Maunu residents objected to the Puriri Park Rd Kāinga Ora development, which is now going ahead, as they said it would irrevocably change the look and feel of their suburb.
Reader said the proposed intensification changes were simply the much larger-scale national version of what his group had fought in its four-year battle to stop social housing going ahead in the Puriri Park Rd suburban green space.
He said house section sizes in the Puriri Park Rd development were as small as 80 square metres, in contrast with the minimum house section size for the surrounding neighbourhood being 500 square metres.
Residents and ratepayers should let their local Whangārei District Council (WDC) councillors know their thoughts, which would help inform any submission the council might make on the Bill, Reader said.
Fourteen tier-one councils across five urban areas - Auckland, Hamilton, Tauranga, Wellington and Christchurch – would have until August next year to get intensification planning processes and proposed new national standards for medium-density residential areas in place.
WDC is among 10 smaller tier two councils across eight smaller urban areas – the others are Rotorua, New Plymouth, Napier/Hastings, Palmerston North.

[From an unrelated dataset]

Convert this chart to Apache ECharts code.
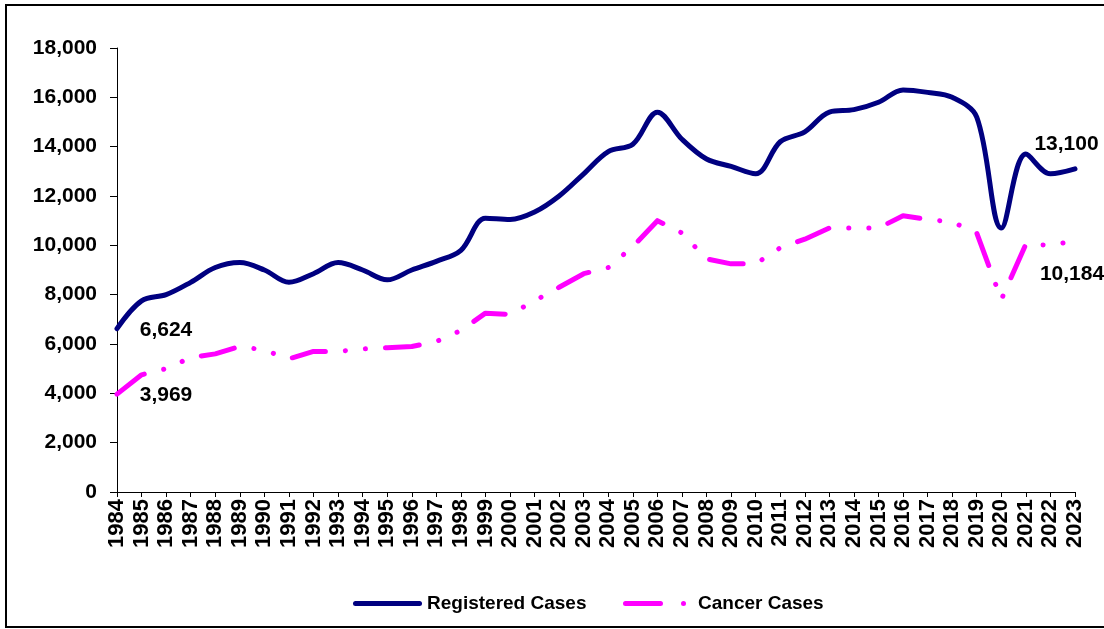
<!DOCTYPE html>
<html>
<head>
<meta charset="utf-8">
<script src="https://cdn.jsdelivr.net/npm/echarts@6/dist/echarts.min.js"></script>
<style>
html,body{margin:0;padding:0;background:#fff;}
#chart{width:1104px;height:629px;}
</style>
</head>
<body>
<div id="chart"></div>
<script>
const years = ['1984','1985','1986','1987','1988','1989','1990','1991','1992','1993','1994','1995','1996','1997','1998','1999','2000','2001','2002','2003','2004','2005','2006','2007','2008','2009','2010','2011','2012','2013','2014','2015','2016','2017','2018','2019','2020','2021','2022','2023'];
const registered = [6624,7750,8000,8500,9100,9300,9000,8500,8850,9300,9000,8600,9000,9350,9800,11100,11050,11350,12000,12900,13800,14100,15400,14300,13500,13200,12900,14200,14600,15400,15500,15800,16300,16200,16000,15200,10700,13700,12900,13100];
const cancer = [3969,4750,5000,5450,5600,5900,5750,5400,5700,5700,5800,5850,5900,6100,6550,7250,7200,7750,8300,8850,9100,9950,11000,10500,9450,9250,9250,9900,10250,10700,10700,10700,11200,11050,10950,10500,7800,10050,10000,10184];
const yTicks = [0,2000,4000,6000,8000,10000,12000,14000,16000,18000];

const FONT = 'Arial, "Liberation Sans", sans-serif';
const fmt = v => v.toLocaleString('en-US');
const last = years.length - 1;
const labelStyle = {show:true, position:'inside', formatter:p => fmt(p.value), fontFamily:FONT, fontSize:21, fontWeight:'bold', color:'#000'};

function endLabels(values, offFirst, offLast){
  return {
    symbol:'circle', symbolSize:1, silent:true,
    itemStyle:{color:'rgba(0,0,0,0)'},
    label:labelStyle,
    data:[
      {coord:[0, values[0]], value:values[0], label:{offset:offFirst}},
      {coord:[last, values[last]], value:values[last], label:{offset:offLast}}
    ]
  };
}

const chart = echarts.init(document.getElementById('chart'));
chart.setOption({
  animation:false,
  backgroundColor:'#fff',
  graphic:[{type:'rect', shape:{x:6,y:5,width:1110,height:622}, style:{fill:'none', stroke:'#000', lineWidth:2}, silent:true}],
  grid:{left:117, right:29, top:48, bottom:137},
  legend:[
    {data:['Registered Cases'], left:353, top:594, padding:0, itemWidth:69, itemHeight:5,
     icon:'path://M2.5,0H66.5A2.5,2.5 0 0 1 66.5,5H2.5A2.5,2.5 0 0 1 2.5,0Z',
     textStyle:{fontFamily:FONT, fontSize:19, fontWeight:'bold', color:'#000'}},
    {data:['Cancer Cases'], left:623, top:594, padding:0, itemWidth:63, itemHeight:5,
     icon:'path://M2.5,0H37.5A2.5,2.5 0 0 1 37.5,5H2.5A2.5,2.5 0 0 1 2.5,0Z M60.5,0A2.5,2.5 0 1 1 60.5,5A2.5,2.5 0 1 1 60.5,0Z',
     formatter:'{a|{name}}',
     textStyle:{fontFamily:FONT, fontSize:19, fontWeight:'bold', color:'#000',
       rich:{a:{fontFamily:FONT, fontSize:19, fontWeight:'bold', color:'#000', padding:[0,0,0,7]}}}}
  ],
  xAxis:{
    type:'category', data:years, boundaryGap:false,
    axisLine:{lineStyle:{color:'#000', width:1}},
    axisTick:{show:true, length:5, lineStyle:{color:'#000'}, interval:0},
    axisLabel:{interval:0, rotate:90, margin:7, fontFamily:FONT, fontSize:22, fontWeight:'bold', color:'#000'},
    splitLine:{show:false}
  },
  yAxis:{
    type:'value', min:0, max:18000, interval:2000,
    axisLine:{show:true, lineStyle:{color:'#000', width:1}},
    axisTick:{show:true, length:7, lineStyle:{color:'#000'}},
    axisLabel:{margin:20, fontFamily:FONT, fontSize:21, fontWeight:'bold', color:'#000',
      formatter: v => yTicks.includes(v) ? fmt(v) : ''},
    splitLine:{show:false}
  },
  series:[
    {name:'Registered Cases', type:'line', data:registered, smooth:0.35, symbol:'none',
     lineStyle:{color:'#000080', width:5, cap:'round', join:'round'},
     itemStyle:{color:'#000080'},
     markPoint:endLabels(registered, [49,1.5], [-8.5,-24.5])},
    {name:'Cancer Cases', type:'line', data:cancer, smooth:false, symbol:'none',
     lineStyle:{color:'#FF00FF', width:5, type:[34,20,0.1,20,0.1,20], cap:'round', join:'round'},
     itemStyle:{color:'#FF00FF'},
     markPoint:endLabels(cancer, [49,1.5], [-3,33.5])}
  ]
});
</script>
</body>
</html>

Nelson/Tasman, Queenstown and Dunedin - which are potentially also in the Government's line of sight for similar treatment.
The new potential legislation would mean a loss of certainty for Whangārei homeowners, said Reader.
"You might think you've bought yourself a nice new house in the city. Then your next-door neighbour's house sells. You're not going to know that a three-storey house is (potentially) going to be built next to you," Reader said.
There would be little that ratepayers could do to influence this.
The new legislation would remove the ability of ratepayers to appeal against decisions made about housing intensification.
"It would be a shift from regulated density in particular suburbs to wholesale high density across the district," Reader said.
WDC manager District Plan Robert Burgoyne said the proposed changes did not apply to Whangārei because it was a tier two urban area.
Whangārei Mayor Sheryl Mai said her council had already made changes which dealt with matters that the Government was looking to address regarding the tier one urban areas. The WDC changes had been done through a new chapter in Whangārei's District Plan facilitating urban intensification and a separate new district growth strategy.
Housing and development was already happening apace across the district already.
"There are subdivisions and construction going on at a frenzied pace," Mai said.